§ **Written task**
Reproduce exactly, with no pictures, each line from the opening of the material down through the line containing "Chart.defaults.color = '#000';".

☆ ☆ ☆ ☆ ☆

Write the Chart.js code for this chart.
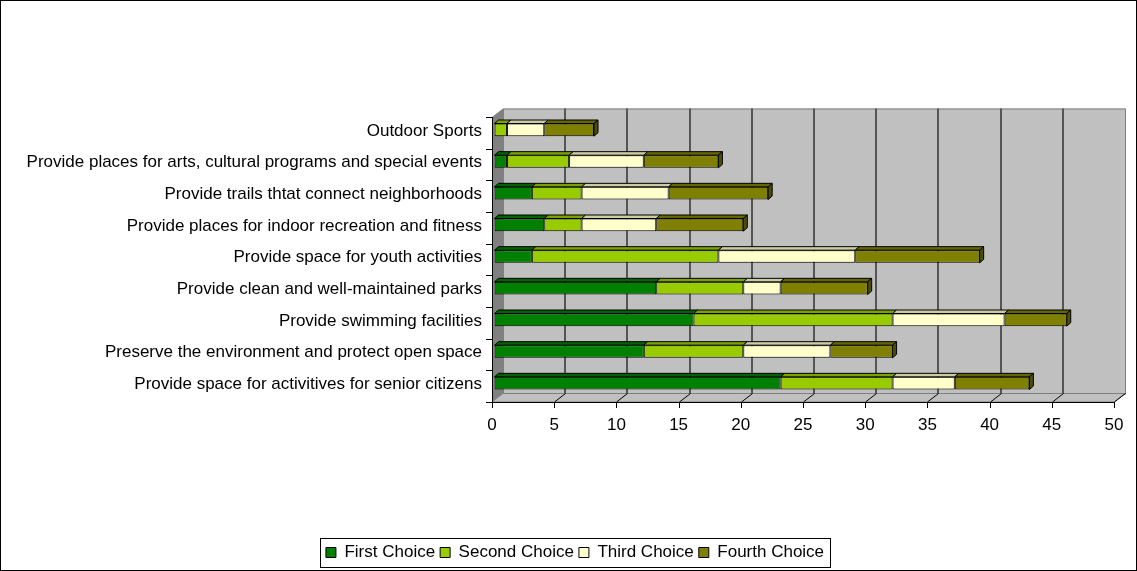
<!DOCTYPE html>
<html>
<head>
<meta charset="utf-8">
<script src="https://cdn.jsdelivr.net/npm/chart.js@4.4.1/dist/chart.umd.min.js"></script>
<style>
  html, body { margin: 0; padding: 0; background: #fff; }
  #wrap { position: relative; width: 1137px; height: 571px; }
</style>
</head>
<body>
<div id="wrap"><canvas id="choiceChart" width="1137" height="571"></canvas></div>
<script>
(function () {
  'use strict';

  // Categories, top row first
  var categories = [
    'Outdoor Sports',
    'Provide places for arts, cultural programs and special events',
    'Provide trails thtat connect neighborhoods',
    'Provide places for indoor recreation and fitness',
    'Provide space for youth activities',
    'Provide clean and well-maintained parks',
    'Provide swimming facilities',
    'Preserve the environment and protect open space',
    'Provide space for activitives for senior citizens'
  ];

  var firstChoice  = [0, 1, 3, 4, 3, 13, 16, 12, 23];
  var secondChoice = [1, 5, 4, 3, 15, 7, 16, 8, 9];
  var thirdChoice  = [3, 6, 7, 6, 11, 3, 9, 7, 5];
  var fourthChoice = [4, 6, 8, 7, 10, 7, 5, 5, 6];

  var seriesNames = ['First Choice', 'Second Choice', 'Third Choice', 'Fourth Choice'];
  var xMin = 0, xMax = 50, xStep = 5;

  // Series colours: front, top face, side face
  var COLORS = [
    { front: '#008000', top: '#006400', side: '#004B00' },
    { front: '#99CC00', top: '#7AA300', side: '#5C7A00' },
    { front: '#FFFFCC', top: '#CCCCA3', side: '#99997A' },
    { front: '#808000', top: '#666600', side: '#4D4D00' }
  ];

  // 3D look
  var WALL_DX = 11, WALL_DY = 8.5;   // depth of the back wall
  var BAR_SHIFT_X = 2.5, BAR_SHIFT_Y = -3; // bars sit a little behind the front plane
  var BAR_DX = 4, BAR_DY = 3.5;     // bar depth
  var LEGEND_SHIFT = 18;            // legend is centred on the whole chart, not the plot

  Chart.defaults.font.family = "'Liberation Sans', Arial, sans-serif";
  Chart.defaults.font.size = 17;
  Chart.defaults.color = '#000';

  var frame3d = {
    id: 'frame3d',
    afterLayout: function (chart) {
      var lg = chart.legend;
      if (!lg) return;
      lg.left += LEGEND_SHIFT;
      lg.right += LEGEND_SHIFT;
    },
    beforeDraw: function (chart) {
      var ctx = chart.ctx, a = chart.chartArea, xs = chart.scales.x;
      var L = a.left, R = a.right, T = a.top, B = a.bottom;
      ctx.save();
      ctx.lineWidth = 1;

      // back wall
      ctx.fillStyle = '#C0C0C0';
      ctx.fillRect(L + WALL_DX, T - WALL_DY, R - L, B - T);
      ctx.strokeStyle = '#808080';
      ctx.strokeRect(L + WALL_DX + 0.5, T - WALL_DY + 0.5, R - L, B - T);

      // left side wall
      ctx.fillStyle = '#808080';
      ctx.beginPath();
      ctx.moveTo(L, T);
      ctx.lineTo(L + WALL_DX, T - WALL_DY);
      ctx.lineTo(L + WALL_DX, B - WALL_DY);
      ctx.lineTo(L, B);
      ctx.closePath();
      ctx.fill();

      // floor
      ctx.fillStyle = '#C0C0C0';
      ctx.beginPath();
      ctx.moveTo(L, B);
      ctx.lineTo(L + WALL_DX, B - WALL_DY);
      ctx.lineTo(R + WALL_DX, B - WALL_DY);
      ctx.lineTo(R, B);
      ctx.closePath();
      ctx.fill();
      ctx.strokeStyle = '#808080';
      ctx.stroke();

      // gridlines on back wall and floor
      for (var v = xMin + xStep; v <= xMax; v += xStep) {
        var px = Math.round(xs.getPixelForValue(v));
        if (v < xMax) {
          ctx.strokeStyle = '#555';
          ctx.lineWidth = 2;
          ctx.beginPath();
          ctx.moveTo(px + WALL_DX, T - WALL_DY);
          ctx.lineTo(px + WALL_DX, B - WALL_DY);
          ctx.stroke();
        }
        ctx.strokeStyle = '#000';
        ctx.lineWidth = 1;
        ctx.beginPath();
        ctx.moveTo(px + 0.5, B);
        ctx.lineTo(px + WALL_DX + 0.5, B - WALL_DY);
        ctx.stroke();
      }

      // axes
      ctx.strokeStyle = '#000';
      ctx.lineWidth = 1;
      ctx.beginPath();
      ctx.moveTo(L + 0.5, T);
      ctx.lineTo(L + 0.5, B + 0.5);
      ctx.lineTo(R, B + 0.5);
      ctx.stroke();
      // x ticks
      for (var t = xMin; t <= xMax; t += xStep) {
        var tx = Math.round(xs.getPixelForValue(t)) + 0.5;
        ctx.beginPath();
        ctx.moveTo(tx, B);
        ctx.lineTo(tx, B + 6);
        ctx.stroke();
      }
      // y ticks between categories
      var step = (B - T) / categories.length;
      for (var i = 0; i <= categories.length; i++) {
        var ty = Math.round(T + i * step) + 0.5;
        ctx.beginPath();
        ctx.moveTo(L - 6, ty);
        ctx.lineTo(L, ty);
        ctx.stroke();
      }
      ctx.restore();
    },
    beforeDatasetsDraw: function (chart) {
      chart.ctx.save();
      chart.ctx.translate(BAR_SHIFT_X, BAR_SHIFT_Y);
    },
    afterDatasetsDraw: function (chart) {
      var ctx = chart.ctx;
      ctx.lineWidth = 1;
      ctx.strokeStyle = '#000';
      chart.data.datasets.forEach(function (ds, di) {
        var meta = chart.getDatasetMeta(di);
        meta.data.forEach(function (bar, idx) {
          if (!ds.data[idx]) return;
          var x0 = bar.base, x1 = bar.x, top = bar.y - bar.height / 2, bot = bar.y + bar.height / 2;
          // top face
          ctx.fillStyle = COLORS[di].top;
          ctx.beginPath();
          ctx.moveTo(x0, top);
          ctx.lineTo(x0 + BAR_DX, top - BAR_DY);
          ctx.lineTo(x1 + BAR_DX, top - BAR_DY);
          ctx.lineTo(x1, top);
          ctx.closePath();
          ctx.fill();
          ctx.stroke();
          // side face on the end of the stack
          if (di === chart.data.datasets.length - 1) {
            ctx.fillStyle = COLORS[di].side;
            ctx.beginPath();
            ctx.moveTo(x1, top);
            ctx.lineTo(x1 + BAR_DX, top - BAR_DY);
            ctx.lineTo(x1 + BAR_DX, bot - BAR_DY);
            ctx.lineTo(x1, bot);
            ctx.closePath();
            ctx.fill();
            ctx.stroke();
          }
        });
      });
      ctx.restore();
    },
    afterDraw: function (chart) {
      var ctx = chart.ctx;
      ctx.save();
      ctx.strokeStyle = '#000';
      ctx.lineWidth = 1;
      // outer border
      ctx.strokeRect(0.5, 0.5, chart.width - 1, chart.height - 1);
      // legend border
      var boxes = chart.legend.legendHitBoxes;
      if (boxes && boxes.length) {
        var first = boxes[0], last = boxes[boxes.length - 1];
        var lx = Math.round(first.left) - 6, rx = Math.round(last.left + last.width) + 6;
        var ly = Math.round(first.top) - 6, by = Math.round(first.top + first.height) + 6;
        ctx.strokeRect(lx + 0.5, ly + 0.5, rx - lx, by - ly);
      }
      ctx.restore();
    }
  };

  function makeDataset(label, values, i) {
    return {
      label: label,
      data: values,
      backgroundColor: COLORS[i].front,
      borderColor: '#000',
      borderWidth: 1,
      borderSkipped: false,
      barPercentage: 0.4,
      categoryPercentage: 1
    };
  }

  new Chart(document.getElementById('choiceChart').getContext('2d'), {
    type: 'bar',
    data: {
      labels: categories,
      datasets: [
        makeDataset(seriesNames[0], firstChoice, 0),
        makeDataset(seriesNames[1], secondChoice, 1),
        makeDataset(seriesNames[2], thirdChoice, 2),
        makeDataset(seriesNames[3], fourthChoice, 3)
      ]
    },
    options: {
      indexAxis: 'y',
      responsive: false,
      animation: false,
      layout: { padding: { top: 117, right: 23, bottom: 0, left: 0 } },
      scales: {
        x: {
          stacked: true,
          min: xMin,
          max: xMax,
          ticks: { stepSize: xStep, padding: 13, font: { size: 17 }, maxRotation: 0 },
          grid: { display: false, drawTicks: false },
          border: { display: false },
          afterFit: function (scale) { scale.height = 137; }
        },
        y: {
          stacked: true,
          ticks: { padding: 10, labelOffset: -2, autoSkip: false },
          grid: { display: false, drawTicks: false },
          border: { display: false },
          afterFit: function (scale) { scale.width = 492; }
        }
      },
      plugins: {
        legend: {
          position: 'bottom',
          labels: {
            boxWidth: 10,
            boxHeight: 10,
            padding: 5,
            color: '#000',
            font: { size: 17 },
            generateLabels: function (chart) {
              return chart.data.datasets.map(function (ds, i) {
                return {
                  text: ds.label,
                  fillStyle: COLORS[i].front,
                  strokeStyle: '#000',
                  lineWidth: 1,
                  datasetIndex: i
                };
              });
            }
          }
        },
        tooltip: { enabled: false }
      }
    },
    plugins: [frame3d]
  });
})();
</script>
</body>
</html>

☆ ☆ ☆ ☆ ☆

§ **Answer to the task**
Write the Chart.js code for this chart.
<!DOCTYPE html>
<html>
<head>
<meta charset="utf-8">
<script src="https://cdn.jsdelivr.net/npm/chart.js@4.4.1/dist/chart.umd.min.js"></script>
<style>
  html, body { margin: 0; padding: 0; background: #fff; }
  #wrap { position: relative; width: 1137px; height: 571px; }
</style>
</head>
<body>
<div id="wrap"><canvas id="choiceChart" width="1137" height="571"></canvas></div>
<script>
(function () {
  'use strict';

  // Categories, top row first
  var categories = [
    'Outdoor Sports',
    'Provide places for arts, cultural programs and special events',
    'Provide trails thtat connect neighborhoods',
    'Provide places for indoor recreation and fitness',
    'Provide space for youth activities',
    'Provide clean and well-maintained parks',
    'Provide swimming facilities',
    'Preserve the environment and protect open space',
    'Provide space for activitives for senior citizens'
  ];

  var firstChoice  = [0, 1, 3, 4, 3, 13, 16, 12, 23];
  var secondChoice = [1, 5, 4, 3, 15, 7, 16, 8, 9];
  var thirdChoice  = [3, 6, 7, 6, 11, 3, 9, 7, 5];
  var fourthChoice = [4, 6, 8, 7, 10, 7, 5, 5, 6];

  var seriesNames = ['First Choice', 'Second Choice', 'Third Choice', 'Fourth Choice'];
  var xMin = 0, xMax = 50, xStep = 5;

  // Series colours: front, top face, side face
  var COLORS = [
    { front: '#008000', top: '#006400', side: '#004B00' },
    { front: '#99CC00', top: '#7AA300', side: '#5C7A00' },
    { front: '#FFFFCC', top: '#CCCCA3', side: '#99997A' },
    { front: '#808000', top: '#666600', side: '#4D4D00' }
  ];

  // 3D look
  var WALL_DX = 11, WALL_DY = 8.5;   // depth of the back wall
  var BAR_SHIFT_X = 2.5, BAR_SHIFT_Y = -3; // bars sit a little behind the front plane
  var BAR_DX = 4, BAR_DY = 3.5;     // bar depth
  var LEGEND_SHIFT = 18;            // legend is centred on the whole chart, not the plot

  Chart.defaults.font.family = "'Liberation Sans', Arial, sans-serif";
  Chart.defaults.font.size = 17;
  Chart.defaults.color = '#000';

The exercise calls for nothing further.